Ms Mburu said investors who are interested in KCB shares still prefer to purchase directly from Nairobi, which saves time compared with buying from the Rwanda stock market.

In the same period January-June Bralirwa transacted over six million shares, while Bank of Kigali transacted close to 50 million shares, a pointer that the transaction process might be easier when dealing with the domestic companies.

The total number of deals in period under review was 817 with a total turnover of over $11 million.

NMG is trading at Rwf1200 per share, Bank of Kigali is at Rwf135 while Bralirwa and KCB are selling at Rwf360 and Rwf140 respectively.

However, the low level of awareness of the presence of Kenyan companies, is also blamed for the low transactions at the bourse.

Of the two local listed Rwandan companies, last year, Bralirwa offered a higher dividend of Rwf24.2 compared to Bank of Kigali’s Rwf6.5 per share.

KCB, on the other hand, issued a uniform dividend of Rwf13 per share to all regional shareholders.

Emmanuel Rugamba, stock broker with CDH, says it is hard to predict the performance of the market because it is a small one.

“Because there are few companies listed on the exchange market, if one company loses the effects are reflected across the spectrum,” said Mr Rugamba.

He, however, added that Bralirwa will continue to gain in terms of performance while Bank of Kigali’s performance is hard to tell because the price share has been stagnant for a long time.

The Rwanda Stock Exchange has been boosted by an additional five Treasury bonds and one corporate bond by the Commercial Bank of Rwanda (BCR).

This year, activity on RSE is likely to be boosted with cross-listing of three Kenyan companies — hotel chain TPS Eastern Africa-Serena, Centum Investment Company and Equity Bank, which officially launched operations in Rwanda recently.

According to Robert Mathu, the executive director of the Rwanda Capital Markets Authority, CMA is waiting for confirmation from the companies that have shown interest of the dates they intend to cross-list.
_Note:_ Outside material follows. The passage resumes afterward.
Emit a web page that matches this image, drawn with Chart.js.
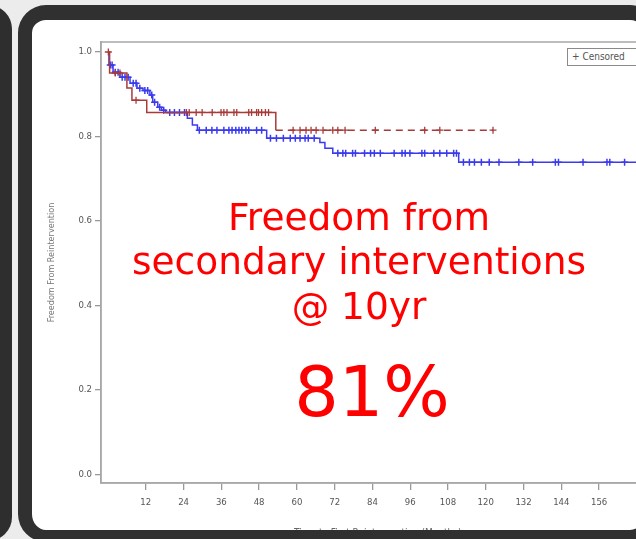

After the BK IPO, government had planned to sell its stake in telecom operator MTN Rwanda, a unit of South Africa’s MTN Group, through the capital market by issuing the third IPO, but the plans were halted when MTN Group, which was the majority shareholder in the telecom company, exercised its pre-emptive rights and purchased the government shares.

For this year, RSE is not expecting any domestic companies to float their shares.